A daily foresight practice begins with replacing certainty
with curiosity. When reading the news, observing trends, or listening to
conversations, ask:
- What
assumptions are embedded here?
- What
if the opposite became true?
- Who
benefits if this continues—and who doesn’t?
This mental shift weakens the dominance of single-future
thinking and strengthens anticipatory awareness. You are no longer
trying to be right—you are training yourself to be less surprised.
2. Practice Weak Signal Spotting
Most futures do not arrive loudly.
They whisper first.
Weak signals are small, strange, often dismissible
observations: an unusual startup model, a niche community behavior, a fringe
regulation, a subtle language change. Individually, they mean little.
Collectively, they reveal emerging directions.
A simple daily habit:
- Capture
one “odd” thing you noticed today.
- Do
not explain it away.
- Let
it sit.
Over time, patterns begin to form. This trains your
foresight muscle to detect early change before it becomes obvious.
3. Stretch Time Horizons Intentionally
Most decisions are trapped in the tyranny of the urgent.
Foresight muscles grow when we stretch time.
Once a day, take a present issue and mentally project it:
- 5
years forward
- 10
years forward
- One
generation forward
Ask:
- If
this continues, what becomes normal?
- What
quietly erodes?
- What
institutions struggle to adapt?
This is not about accuracy. It is about temporal literacy—the
ability to think beyond immediate feedback loops.
4. Reframe Problems as Systems, Not Events
Events feel sudden.
Systems reveal inevitability.
A daily foresight practice is to pause when something
“unexpected” happens and ask:
- What
system made this possible?
- What
incentives, structures, or delays were at work?
This shifts thinking from blame to causality, from
reaction to reflection. Over time, you stop being surprised by crises—because
you begin to recognize the conditions that incubate them.
5. Use Imagination as a Strategic Tool
Imagination is often dismissed as soft.
In foresight, it is infrastructure.
Train imagination daily by asking speculative but grounded
questions:
- What
if this technology becomes boring and ubiquitous?
- What
if trust collapses faster than regulation can respond?
- What
if small communities outperform large systems?
Imagination, when disciplined, expands your range of
possible futures—giving decision-makers more room to maneuver.
6. Hold Contradictions Without Resolving Them
Foresight muscles are not built by quick conclusions.
They are built by cognitive patience.
Practice holding two opposing futures as simultaneously
plausible:
- Centralisation
and decentralisation
- Technological
abundance and social fragility
- Global
integration and local fragmentation
This develops strategic ambidexterity—the ability to
prepare for divergence rather than betting on a single outcome.
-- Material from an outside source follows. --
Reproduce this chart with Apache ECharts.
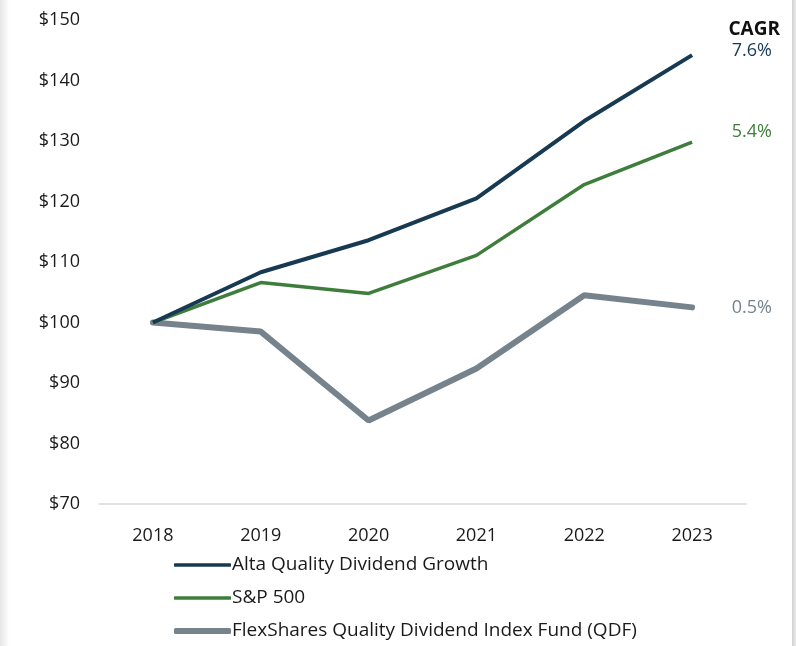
<!DOCTYPE html>
<html>
<head>
<meta charset="utf-8">
<script src="https://cdn.jsdelivr.net/npm/echarts@6/dist/echarts.min.js"></script>
<style>
html,body{margin:0;padding:0;background:#fff;}
#wrap{position:relative;width:796px;height:646px;overflow:hidden;}
#lshadow{position:absolute;left:0;top:0;width:9px;height:646px;background:linear-gradient(to right,#e6e6e6,#f6f6f6 70%,#ffffff);}
#rborder{position:absolute;left:792px;top:0;width:4px;height:646px;background:linear-gradient(to right,#d0d0d0,#ececec);}
#main{position:absolute;left:0;top:0;width:796px;height:646px;}
</style>
</head>
<body>
<div id="wrap">
<div id="lshadow"></div>
<div id="rborder"></div>
<div id="main"></div>
</div>
<script>
const years = ['2018','2019','2020','2021','2022','2023'];
const alta = [100, 108.3, 113.6, 120.5, 133.3, 144.2];
const sp500 = [100, 106.6, 104.8, 111.1, 122.8, 129.8];
const qdf = [100, 98.5, 83.8, 92.4, 104.5, 102.5];
const seriesNames = ['Alta Quality Dividend Growth', 'S&P 500', 'FlexShares Quality Dividend Index Fund (QDF)'];
const cagrLabels = ['7.6%', '5.4%', '0.5%'];
const colors = ['#173a52', '#3f7d3c', '#76838c'];
const font = '"Open Sans", "Noto Sans", sans-serif';

const legendCenters = [565, 598, 631];
const legendThick = [3.5, 3.5, 6];
const legends = seriesNames.map((n, i) => ({
  orient: 'horizontal',
  left: 174, top: legendCenters[i] - 13,
  padding: 0,
  itemWidth: 57, itemHeight: legendThick[i],
  icon: 'roundRect',
  textStyle: {color: '#1a1a1a', fontSize: 19, fontFamily: font, lineHeight: 26, padding: [0,0,0,-4]},
  itemGap: 0,
  data: [n]
}));

const chart = echarts.init(document.getElementById('main'), null, {renderer: 'canvas'});
chart.setOption({
  animation: false,
  backgroundColor: 'transparent',
  grid: {left: 99, right: 50, top: 20, bottom: 142},
  xAxis: {
    type: 'category',
    data: years,
    boundaryGap: true,
    axisLine: {show: true, lineStyle: {color: '#d9d9d9', width: 1.5}},
    axisTick: {show: false},
    axisLabel: {color: '#1a1a1a', fontSize: 18, fontFamily: font, margin: 23}
  },
  yAxis: {
    type: 'value',
    min: 70, max: 150, interval: 10,
    axisLine: {show: false},
    axisTick: {show: false},
    splitLine: {show: false},
    axisLabel: {color: '#1a1a1a', fontSize: 18, fontFamily: font, margin: 19, formatter: v => '$' + v}
  },
  legend: legends,
  series: [
    {name: seriesNames[0], type: 'line', data: alta, symbol: 'none', lineStyle: {color: colors[0], width: 4}, itemStyle: {color: colors[0]}, z: 3},
    {name: seriesNames[1], type: 'line', data: sp500, symbol: 'none', lineStyle: {color: colors[1], width: 3.5}, itemStyle: {color: colors[1]}, z: 2},
    {name: seriesNames[2], type: 'line', data: qdf, symbol: 'none', lineStyle: {color: colors[2], width: 6, cap: 'round'}, itemStyle: {color: colors[2]}, z: 1}
  ],
  graphic: [
    {type: 'text', right: 16, top: 20, style: {text: 'CAGR', fill: '#111', font: 'bold 19px ' + font}},
    {type: 'text', right: 24, top: 42, style: {text: cagrLabels[0], fill: colors[0], font: '18px ' + font}},
    {type: 'text', right: 24, top: 123, style: {text: cagrLabels[1], fill: colors[1], font: '18px ' + font}},
    {type: 'text', right: 24, top: 299, style: {text: cagrLabels[2], fill: colors[2], font: '18px ' + font}}
  ]
});
</script>
</body>
</html>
7. Reflect Backwards from the Future
At the end of the day, imagine yourself ten years ahead
looking back.
Ask:
- What
did we underestimate?
- What
early signals did we ignore?
- What
seemed obvious in hindsight but invisible at the time?
This reverse-thinking exercise strengthens anticipatory
hindsight—a core foresight capability.
Building Foresight as a Way of Being
Foresight is not a workshop.
It is not a report.
It is not a one-time scenario.
It is a daily posture toward uncertainty.
Those who build foresight muscles do not seek certainty—they
seek optionality. They are less attached to predictions and more
invested in preparedness. In a world where change accelerates faster than
institutions can adapt, foresight becomes less about knowing the future—and
more about becoming the kind of thinker who can meet it.
The future does not belong to those who predict it best.
It belongs to those who practice thinking differently—every day.